# cleaning and sanitizing natural bristle pastry brushes?



## sandsquid (Dec 23, 2013)

Any sage advice for cleaning and sanitizing natural bristle / wood handle pastry brushes?

I have silicone brushes in my go-bag though I really prefer to use natural bristle brushes.   I've always had an uneasy feeling about natural bristle brushes harboring some nasty microbes or bacteria, even with a good soak in quats, so I've taken all my natural bristle brushes out of my kit completely and only use them at home.


----------



## foodpump (Oct 10, 2005)

Boil 'em.

Stick them in a pot, fill with cold water, place a dinner plate on top, and boil the sucker.  After a good minute of hard boiling, repeat with fresh cold water.  Do the same with nylon or cotton/nylon pastry bags.

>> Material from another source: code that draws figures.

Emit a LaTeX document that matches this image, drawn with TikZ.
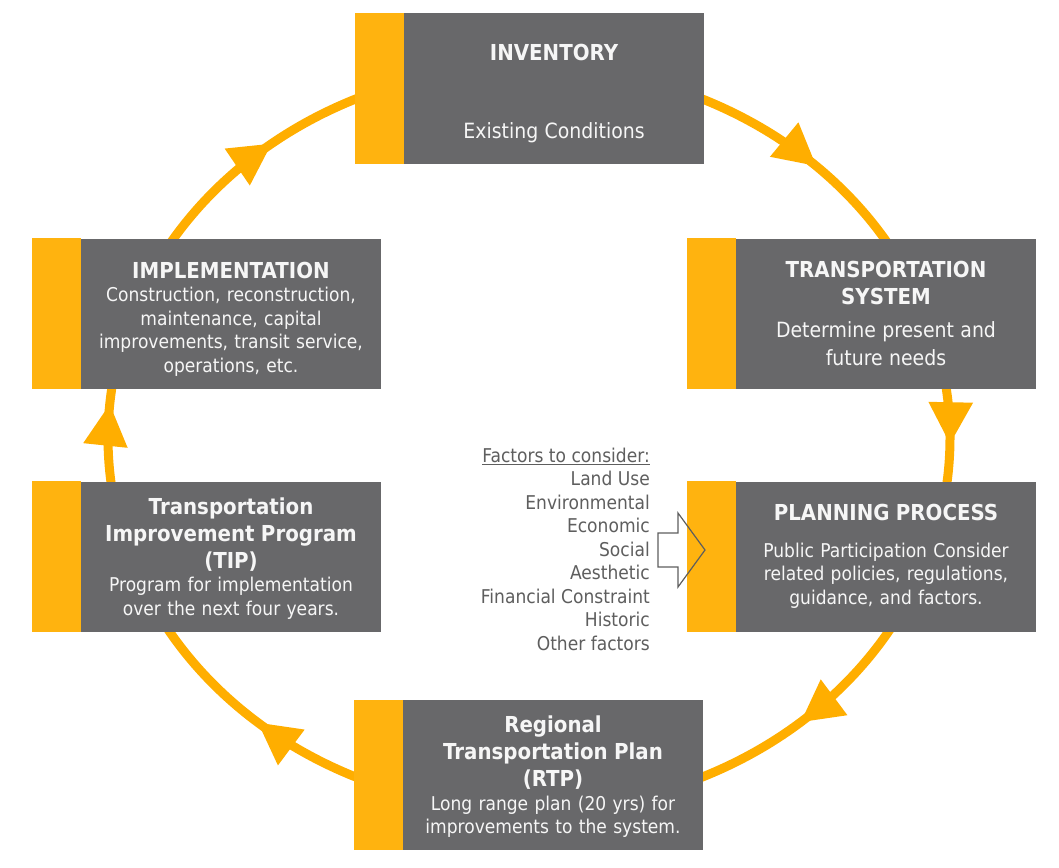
\documentclass[tikz,border=0pt]{standalone}
\usepackage{fontspec}
\setmainfont{DejaVu Sans}[FakeStretch=0.9]
\usetikzlibrary{arrows.meta,decorations.markings}
\definecolor{cycorange}{HTML}{FFAE00}
\definecolor{stripeorange}{HTML}{FFB30F}
\definecolor{boxgray}{HTML}{68686A}
\definecolor{factgray}{HTML}{5E5E5E}
\definecolor{boxtext}{HTML}{F6F6F6}
\newcommand\titlef{\bfseries\fontsize{22}{27}\selectfont}
\newcommand\bodyf{\fontsize{19}{23.5}\selectfont}
\newcommand\bodyL{\fontsize{21}{28.5}\selectfont}
\begin{document}
\begin{tikzpicture}[x=1pt,y=1pt,
  cyc/.style={draw=cycorange, line width=9pt},
  tipat/.style={postaction={decorate,decoration={markings,
      mark=at position #1 with {\arrow{Triangle[length=42pt,width=42pt]}}}}},
  graybox/.style={fill=boxgray, minimum width=300pt, minimum height=150pt,
      text width=292pt, inner sep=0pt, align=center, text=boxtext, font=\bodyf},
  stripe/.style={fill=stripeorange},
  factors/.style={align=right, inner sep=0pt, text=factgray, font=\bodyf},
  hollow/.style={draw=factgray, line width=1.2pt, line join=miter}
]
\useasboundingbox (0,0) rectangle (1059,-867);
\coordinate (O) at (529,-438);
% points of the cycle, lying under the boxes
\coordinate (inv-out)  at ([shift={(O)}]70:421pt and 372pt);
\coordinate (ts-in)    at ([shift={(O)}]28:421pt and 372pt);
\coordinate (ts-out)   at ([shift={(O)}]12:421pt and 372pt);
\coordinate (pp-in)    at ([shift={(O)}]-12:421pt and 372pt);
\coordinate (pp-out)   at ([shift={(O)}]-28:421pt and 372pt);
\coordinate (rtp-in)   at ([shift={(O)}]-70:421pt and 372pt);
\coordinate (rtp-out)  at ([shift={(O)}]-110:421pt and 372pt);
\coordinate (tip-in)   at ([shift={(O)}]-152:421pt and 372pt);
\coordinate (tip-out)  at ([shift={(O)}]192:421pt and 372pt);
\coordinate (impl-in)  at ([shift={(O)}]168:421pt and 372pt);
\coordinate (impl-out) at ([shift={(O)}]152:421pt and 372pt);
\coordinate (inv-in)   at ([shift={(O)}]110:421pt and 372pt);

% connectors
\draw[cyc,tipat=0.56] (inv-out) arc[start angle=70,end angle=28,x radius=421pt,y radius=372pt];
\draw[cyc,tipat=0.54] (ts-out) arc[start angle=12,end angle=-12,x radius=421pt,y radius=372pt];
\draw[cyc,tipat=0.51] (pp-out) arc[start angle=-28,end angle=-70,x radius=421pt,y radius=372pt];
\draw[cyc,tipat=0.49] (rtp-out) arc[start angle=-110,end angle=-152,x radius=421pt,y radius=372pt];
\draw[cyc,tipat=0.72] (tip-out) arc[start angle=192,end angle=168,x radius=421pt,y radius=372pt];
\draw[cyc,tipat=0.57] (impl-out) arc[start angle=152,end angle=110,x radius=421pt,y radius=372pt];

% boxes
\node[graybox] (inv) at (554,-88.5)
  {{\titlef INVENTORY\par}\vspace{50pt}{\bodyL Existing Conditions\par}\vspace{-10pt}};
\node[graybox] (ts) at (886,-313.5)
  {{\titlef TRANSPORTATION\\SYSTEM\par}\vspace{4pt}{\bodyL Determine present and\\future needs\par}};
\node[graybox] (pp) at (886,-556.5)
  {{\titlef PLANNING PROCESS\par}\vspace{13pt}{\bodyf Public Participation Consider\\related policies, regulations,\\guidance, and factors.\par}};
\node[graybox] (rtp) at (553,-775)
  {{\titlef Regional\\Transportation Plan\\(RTP)\par}{\bodyf Long range plan (20 yrs) for\\improvements to the system.\par}\vspace{-4pt}};
\node[graybox] (tip) at (231,-556.5)
  {{\titlef Transportation\\Improvement Program\\(TIP)\par}{\bodyf Program for implementation\\over the next four years.\par}\vspace{-4pt}};
\node[graybox] (impl) at (231,-313.5)
  {{\titlef IMPLEMENTATION\par}{\bodyf Construction, reconstruction,\\maintenance, capital\\improvements, transit service,\\operations, etc.\par}\vspace{-11pt}};

\foreach \b in {inv,ts,pp,rtp,tip,impl}
  \fill[stripe] ([xshift=-48.5pt]\b.north west) rectangle ([xshift=0.5pt]\b.south west);

% factors
\node[factors,anchor=east] (fact) at (650,-549)
  {\underline{Factors to consider:}\\Land Use\\Environmental\\Economic\\Social\\Aesthetic\\Financial Constraint\\Historic\\Other factors};
\draw[hollow] (658,-533) -- (678,-533) -- (678,-513) -- (705,-550)
  -- (678,-587) -- (678,-567) -- (658,-567) -- cycle;
\end{tikzpicture}
\end{document}
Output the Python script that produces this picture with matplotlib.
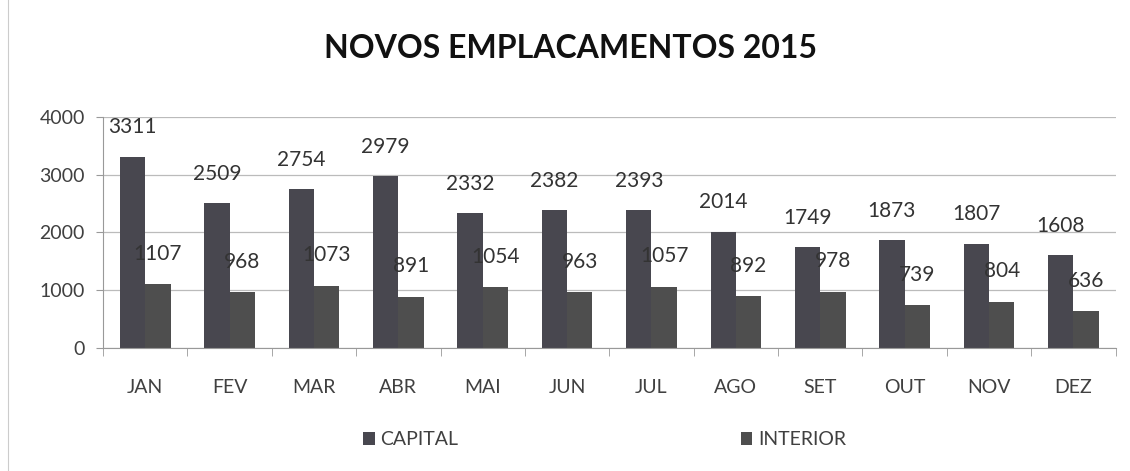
import matplotlib
matplotlib.use("Agg")
import matplotlib.pyplot as plt
import numpy as np

months = ["JAN", "FEV", "MAR", "ABR", "MAI", "JUN", "JUL", "AGO", "SET", "OUT", "NOV", "DEZ"]
capital = [3311, 2509, 2754, 2979, 2332, 2382, 2393, 2014, 1749, 1873, 1807, 1608]
interior = [1107, 968, 1073, 891, 1054, 963, 1057, 892, 978, 739, 804, 636]
yticks = [0, 1000, 2000, 3000, 4000]

plt.rcParams['font.family'] = ['Lato', 'DejaVu Sans']

fig = plt.figure(figsize=(11.3, 4.71), dpi=100)
ax = fig.add_axes([0.0912, 0.261, 0.896, 0.491])

x = np.arange(len(months))
w = 0.3
cap_color = '#48474f'
int_color = '#4e4e4e'
b1 = ax.bar(x - w/2, capital, w, color=cap_color, label='CAPITAL')
b2 = ax.bar(x + w/2, interior, w, color=int_color, label='INTERIOR')

for xi, v in zip(x, capital):
    ax.annotate(str(v), (xi - w/2, v), xytext=(0, 21), textcoords='offset points',
                ha='center', va='center', fontsize=15, color='#333333')
for xi, v in zip(x, interior):
    ax.annotate(str(v), (xi + w/2, v), xytext=(0, 22), textcoords='offset points',
                ha='center', va='center', fontsize=15, color='#333333')

ax.set_xlim(-0.5, len(months) - 0.5)
ax.set_ylim(0, 4000)
ax.set_yticks(yticks)
ax.set_yticklabels([str(t) for t in yticks], fontsize=14, color='#404040')
ax.set_xticks(x)
ax.set_xticklabels(months, fontsize=14, color='#404040')
ax.set_xticks(np.arange(-0.5, len(months)), minor=True)
ax.tick_params(axis='x', which='major', length=0, pad=22)
ax.tick_params(axis='x', which='minor', length=6, color='#999999', direction='out')
ax.tick_params(axis='y', length=5, color='#999999', pad=8)
ax.yaxis.grid(True, color='#bbbbbb', linewidth=0.9)
ax.set_axisbelow(True)
for s in ['top', 'right']:
    ax.spines[s].set_visible(False)
ax.spines['left'].set_color('#999999')
ax.spines['bottom'].set_color('#999999')

fig.text(0.505, 0.898, 'NOVOS EMPLACAMENTOS 2015', ha='center', va='center',
         fontsize=23, fontweight='bold', color='#111111')

fig.legend(handles=[b1, b2], loc='center', bbox_to_anchor=(0.535, 0.066), ncol=2,
           frameon=False, fontsize=14, handlelength=0.6, handleheight=0.6,
           handletextpad=0.3, columnspacing=14.5, labelcolor='#404040')

fig.add_artist(plt.Line2D([0.007, 0.007], [0.0, 1.0], color='#cccccc', linewidth=0.8))

fig.savefig('out.png', dpi=100, facecolor='white')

I hate the natural bristle brushes.  They smell like wet pig, because that's what they are, pig bristle brushes.  Not exactly a bonus point when working in Jewish, Muslim or vegetarian kitchens.  And they shed hair.


----------



## sandsquid (Dec 23, 2013)

foodpump said:


> I hate the natural bristle brushes. They smell like wet pig, because that's what they are, pig bristle brushes. Not exactly a bonus point when working in Jewish, Muslim or vegetarian kitchens. And they shed hair.


Thanks.

If only I could find a synthetic alternative that performs as well as natural bristle, and doesn't melt if you stick it in a pan of hot stuff, I'd be delighted.


----------



## cuthculain (Jul 8, 2014)

Ive had good luck with oxo silicone pastry brushes. They are so cheap you don't even feel bad bout pitching em. Good to 600 degrees almost as good as hair. But to answer your question i use an autoclave to sanitize naturals


----------